• PROBLEM DETAILS
Start at the first line of the material below and retype each line through the one containing "const RAD = Math.PI / 180;", exactly.
----------
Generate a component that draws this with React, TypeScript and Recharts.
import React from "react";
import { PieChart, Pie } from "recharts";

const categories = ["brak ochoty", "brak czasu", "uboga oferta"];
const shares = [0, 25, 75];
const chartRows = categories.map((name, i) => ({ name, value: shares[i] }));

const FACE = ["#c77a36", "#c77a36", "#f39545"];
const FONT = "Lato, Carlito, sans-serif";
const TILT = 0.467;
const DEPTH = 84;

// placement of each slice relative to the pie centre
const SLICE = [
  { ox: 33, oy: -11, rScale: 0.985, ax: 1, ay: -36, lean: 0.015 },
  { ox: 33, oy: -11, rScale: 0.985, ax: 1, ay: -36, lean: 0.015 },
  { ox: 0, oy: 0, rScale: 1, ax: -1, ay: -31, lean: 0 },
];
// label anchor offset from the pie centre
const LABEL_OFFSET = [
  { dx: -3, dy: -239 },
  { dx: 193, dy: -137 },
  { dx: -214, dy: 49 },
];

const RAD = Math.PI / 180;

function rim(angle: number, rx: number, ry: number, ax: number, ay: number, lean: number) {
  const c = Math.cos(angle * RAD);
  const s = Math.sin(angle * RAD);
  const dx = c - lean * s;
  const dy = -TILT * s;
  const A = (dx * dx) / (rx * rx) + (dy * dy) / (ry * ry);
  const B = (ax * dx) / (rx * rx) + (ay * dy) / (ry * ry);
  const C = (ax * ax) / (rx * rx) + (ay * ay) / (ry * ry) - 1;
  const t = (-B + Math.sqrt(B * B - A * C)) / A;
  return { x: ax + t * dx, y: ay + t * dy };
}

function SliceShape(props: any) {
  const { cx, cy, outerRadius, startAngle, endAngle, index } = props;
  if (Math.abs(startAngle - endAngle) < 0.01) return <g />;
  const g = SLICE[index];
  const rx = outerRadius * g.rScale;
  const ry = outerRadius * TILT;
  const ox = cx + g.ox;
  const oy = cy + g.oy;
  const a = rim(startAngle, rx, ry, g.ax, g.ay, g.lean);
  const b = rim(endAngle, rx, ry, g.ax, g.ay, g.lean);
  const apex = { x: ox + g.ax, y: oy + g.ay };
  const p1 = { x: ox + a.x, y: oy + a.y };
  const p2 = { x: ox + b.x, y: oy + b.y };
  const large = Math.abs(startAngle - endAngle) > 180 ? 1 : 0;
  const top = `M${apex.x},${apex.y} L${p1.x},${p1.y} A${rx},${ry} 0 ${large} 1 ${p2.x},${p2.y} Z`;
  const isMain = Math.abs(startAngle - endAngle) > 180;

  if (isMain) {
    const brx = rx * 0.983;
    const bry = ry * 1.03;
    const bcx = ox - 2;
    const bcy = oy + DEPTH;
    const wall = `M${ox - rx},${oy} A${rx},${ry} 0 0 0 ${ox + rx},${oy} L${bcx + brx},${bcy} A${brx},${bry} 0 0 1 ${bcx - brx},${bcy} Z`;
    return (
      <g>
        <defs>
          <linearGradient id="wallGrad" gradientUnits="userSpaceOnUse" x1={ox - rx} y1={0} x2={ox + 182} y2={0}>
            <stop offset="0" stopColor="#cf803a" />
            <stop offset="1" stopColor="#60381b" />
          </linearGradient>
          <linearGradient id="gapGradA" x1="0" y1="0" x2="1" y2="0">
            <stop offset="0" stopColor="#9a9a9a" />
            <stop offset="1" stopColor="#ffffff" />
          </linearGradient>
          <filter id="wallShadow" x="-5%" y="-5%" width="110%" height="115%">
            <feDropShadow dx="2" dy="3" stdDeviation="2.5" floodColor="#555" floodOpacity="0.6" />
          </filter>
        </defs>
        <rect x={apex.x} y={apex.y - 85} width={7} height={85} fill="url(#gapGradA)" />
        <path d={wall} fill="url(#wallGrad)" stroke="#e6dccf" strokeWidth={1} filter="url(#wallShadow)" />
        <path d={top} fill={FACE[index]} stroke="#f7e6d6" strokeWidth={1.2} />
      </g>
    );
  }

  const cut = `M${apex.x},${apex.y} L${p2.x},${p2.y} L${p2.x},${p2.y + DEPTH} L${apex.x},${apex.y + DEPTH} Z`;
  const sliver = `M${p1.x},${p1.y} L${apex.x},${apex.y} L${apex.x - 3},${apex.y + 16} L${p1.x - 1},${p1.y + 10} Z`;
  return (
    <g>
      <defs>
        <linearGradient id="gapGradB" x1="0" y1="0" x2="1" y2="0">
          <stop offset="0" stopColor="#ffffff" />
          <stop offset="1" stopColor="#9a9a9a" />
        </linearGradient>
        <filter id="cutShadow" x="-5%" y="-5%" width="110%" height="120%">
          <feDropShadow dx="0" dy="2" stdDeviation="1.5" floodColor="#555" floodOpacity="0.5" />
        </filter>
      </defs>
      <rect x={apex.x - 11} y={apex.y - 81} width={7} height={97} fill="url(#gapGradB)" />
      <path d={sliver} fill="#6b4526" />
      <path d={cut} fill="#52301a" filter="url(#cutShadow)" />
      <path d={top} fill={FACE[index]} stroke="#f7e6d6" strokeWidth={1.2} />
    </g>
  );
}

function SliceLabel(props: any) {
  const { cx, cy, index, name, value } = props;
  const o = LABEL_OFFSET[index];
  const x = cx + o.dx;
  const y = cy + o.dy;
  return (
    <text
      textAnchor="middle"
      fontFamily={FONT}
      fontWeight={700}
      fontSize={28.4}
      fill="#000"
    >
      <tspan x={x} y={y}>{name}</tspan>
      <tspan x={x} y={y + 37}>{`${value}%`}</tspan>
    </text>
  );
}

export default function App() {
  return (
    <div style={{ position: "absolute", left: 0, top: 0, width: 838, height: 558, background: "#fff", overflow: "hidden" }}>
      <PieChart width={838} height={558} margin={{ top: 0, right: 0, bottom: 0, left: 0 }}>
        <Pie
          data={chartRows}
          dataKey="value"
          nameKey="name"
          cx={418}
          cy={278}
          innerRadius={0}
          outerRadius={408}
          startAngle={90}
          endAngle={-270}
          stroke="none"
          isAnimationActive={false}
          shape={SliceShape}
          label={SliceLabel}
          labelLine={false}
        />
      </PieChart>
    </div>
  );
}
----------
• TASK ANSWER
Generate a component that draws this with React, TypeScript and Recharts.
import React from "react";
import { PieChart, Pie } from "recharts";

const categories = ["brak ochoty", "brak czasu", "uboga oferta"];
const shares = [0, 25, 75];
const chartRows = categories.map((name, i) => ({ name, value: shares[i] }));

const FACE = ["#c77a36", "#c77a36", "#f39545"];
const FONT = "Lato, Carlito, sans-serif";
const TILT = 0.467;
const DEPTH = 84;

// placement of each slice relative to the pie centre
const SLICE = [
  { ox: 33, oy: -11, rScale: 0.985, ax: 1, ay: -36, lean: 0.015 },
  { ox: 33, oy: -11, rScale: 0.985, ax: 1, ay: -36, lean: 0.015 },
  { ox: 0, oy: 0, rScale: 1, ax: -1, ay: -31, lean: 0 },
];
// label anchor offset from the pie centre
const LABEL_OFFSET = [
  { dx: -3, dy: -239 },
  { dx: 193, dy: -137 },
  { dx: -214, dy: 49 },
];

const RAD = Math.PI / 180;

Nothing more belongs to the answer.